When your child becomes an adult is an excellent time to update and put your affairs in order including:
With the help of an attorney, Dale made his arrangements years ahead of time. With adult children, their spouses, and a crew of grandchildren, Dale’s preparation established the foundation for a smooth transition that helped family members be in harmony.
“The boys will be gone soon so it would be good to think about what you want to do instead of stay home and cry.” Her husband’s words came as a surprise to Dettmer. With two daughters in college, she had immersed herself in her two sons still at home. Life was plenty busy with sports events, college visits, and keeping two growing teens fed.
Taking her husband’s advice, Dettmer went back to school and earned her counseling degree. Linda invited several women to meet weekly for coffee and volunteer in their community.
Jill returned to teaching. Sarah remodeled her home. MaryBeth and her husband became master gardeners. Nancy and her husband encouraged youth as leaders in 4-H.
Jeanne started a business. For Stacy, entering the empty nest season allowed her to travel with her husband on business trips. Mary and Marvin refurbished three homes and turned them into Airbnbs.

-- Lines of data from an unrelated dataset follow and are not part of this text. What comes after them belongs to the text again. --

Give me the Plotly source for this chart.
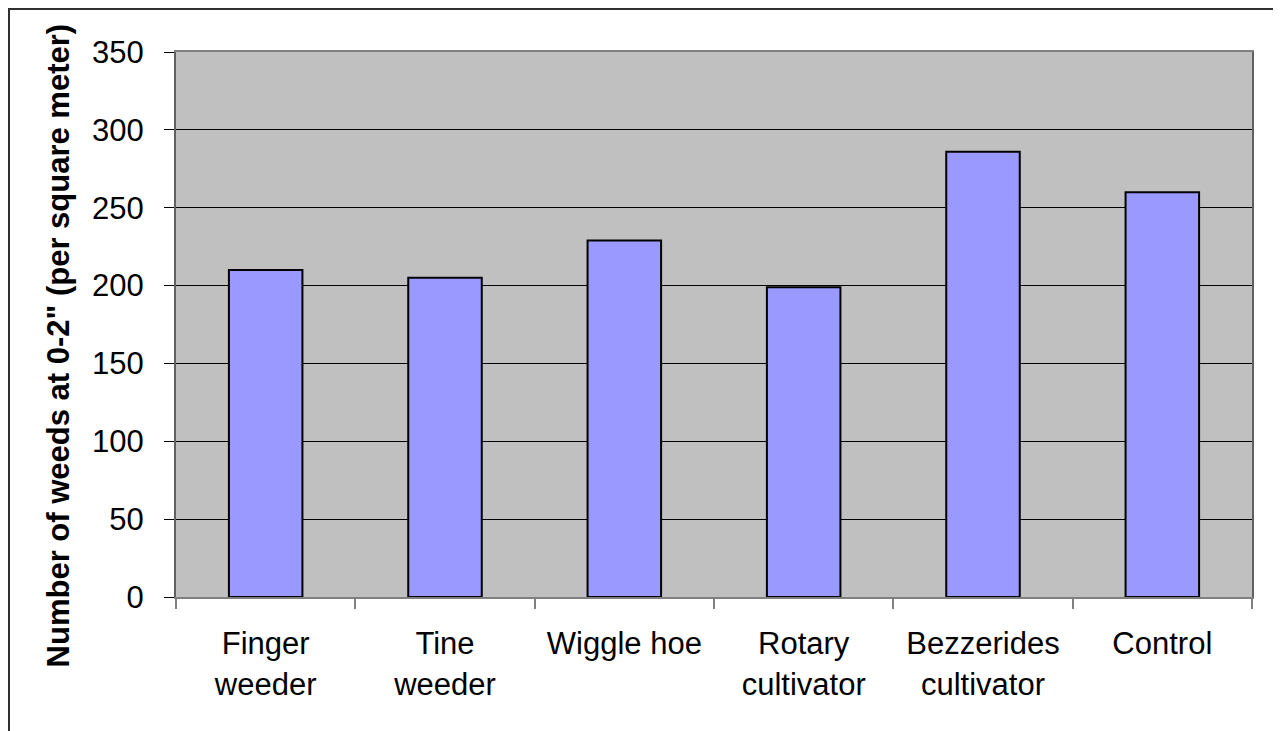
import plotly.graph_objects as go

categories = [
    "Finger<br>weeder",
    "Tine<br>weeder",
    "Wiggle hoe",
    "Rotary<br>cultivator",
    "Bezzerides<br>cultivator",
    "Control",
]
weeds = [210, 205, 229, 199, 286, 260]
y_ticks = [0, 50, 100, 150, 200, 250, 300, 350]
y_title = "Number of weeds at 0-2\" (per square meter)"

font_family = "Liberation Sans, Arial, sans-serif"

# page body has an 8px margin, so the figure is sized a bit smaller
W, H = 1273, 723
plot_l, plot_r, plot_t, plot_b = 168, 1244, 44, 589

fig = go.Figure(
    go.Bar(
        x=categories,
        y=weeds,
        marker=dict(color="#9999FF", line=dict(color="black", width=2)),
        width=0.41,
    )
)

fig.update_layout(
    width=W,
    height=H,
    margin=dict(l=plot_l, r=W - plot_r, t=plot_t, b=H - plot_b),
    paper_bgcolor="white",
    plot_bgcolor="#C0C0C0",
    font=dict(family=font_family, size=31, color="black"),
    showlegend=False,
)

fig.update_xaxes(
    type="category",
    showline=True,
    linecolor="#808080",
    linewidth=2,
    mirror=True,
    ticks="outside",
    tickson="boundaries",
    ticklen=10,
    tickcolor="#808080",
    tickwidth=2,
    ticklabelstandoff=18,
    showgrid=False,
)

fig.update_yaxes(
    range=[0, 350],
    tickvals=y_ticks,
    showline=True,
    linecolor="#606060",
    linewidth=2,
    mirror=True,
    ticks="outside",
    ticklen=10,
    tickcolor="black",
    tickwidth=1,
    ticklabelstandoff=14,
    showgrid=True,
    gridcolor="black",
    gridwidth=1,
    zeroline=False,
)

# y-axis title placed like the Excel original (centred on the chart area)
fig.add_annotation(
    text="<b>" + y_title + "</b>",
    textangle=-90,
    xref="paper",
    yref="paper",
    x=-0.1095,
    y=0.462,
    xanchor="center",
    yanchor="middle",
    showarrow=False,
    font=dict(size=31),
)

# outer chart border (Excel-style frame)
fig.add_shape(
    type="rect",
    xref="paper",
    yref="paper",
    x0=(1 - plot_l) / (plot_r - plot_l),
    x1=(1266 - plot_l) / (plot_r - plot_l),
    y0=-0.3,
    y1=(plot_b - 1) / (plot_b - plot_t),
    line=dict(color="#303030", width=2),
    fillcolor="rgba(0,0,0,0)",
    layer="below",
)

fig.write_html("out.html")
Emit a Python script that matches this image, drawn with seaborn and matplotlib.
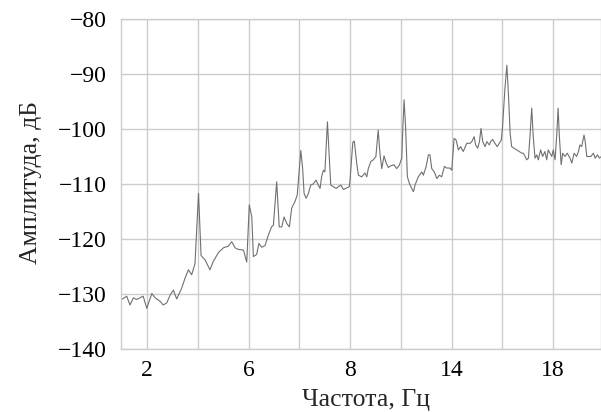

Empty Nest Syndrome describes the many emotions a parent feels as their child begins their adult life. The transition is 18 years in the making yet can feel sudden. Your role filled with car pools, homework, and extracurricular activities abruptly ends.
Focus on future interactions characterized with listening not telling, and being that safe place to call or occasionally come home to.
As you adjust to the empty nest, allow yourself to feel your emotions, grieve what has changed, and look ahead to the growth and possibilities ahead.
If a parent lapses into depression that lasts more than several weeks or has difficulty functioning at the usual rate, contact a professional. Talk with a counselor, mentor, or fellow parent who can give you wise direction on navigating the empty nest syndrome.
“Celebrate your child becoming an adult,” Dettmer said. “It’s great for us to be with them and then great for us to go off on the wonderful things my husband and I wanted to do together.”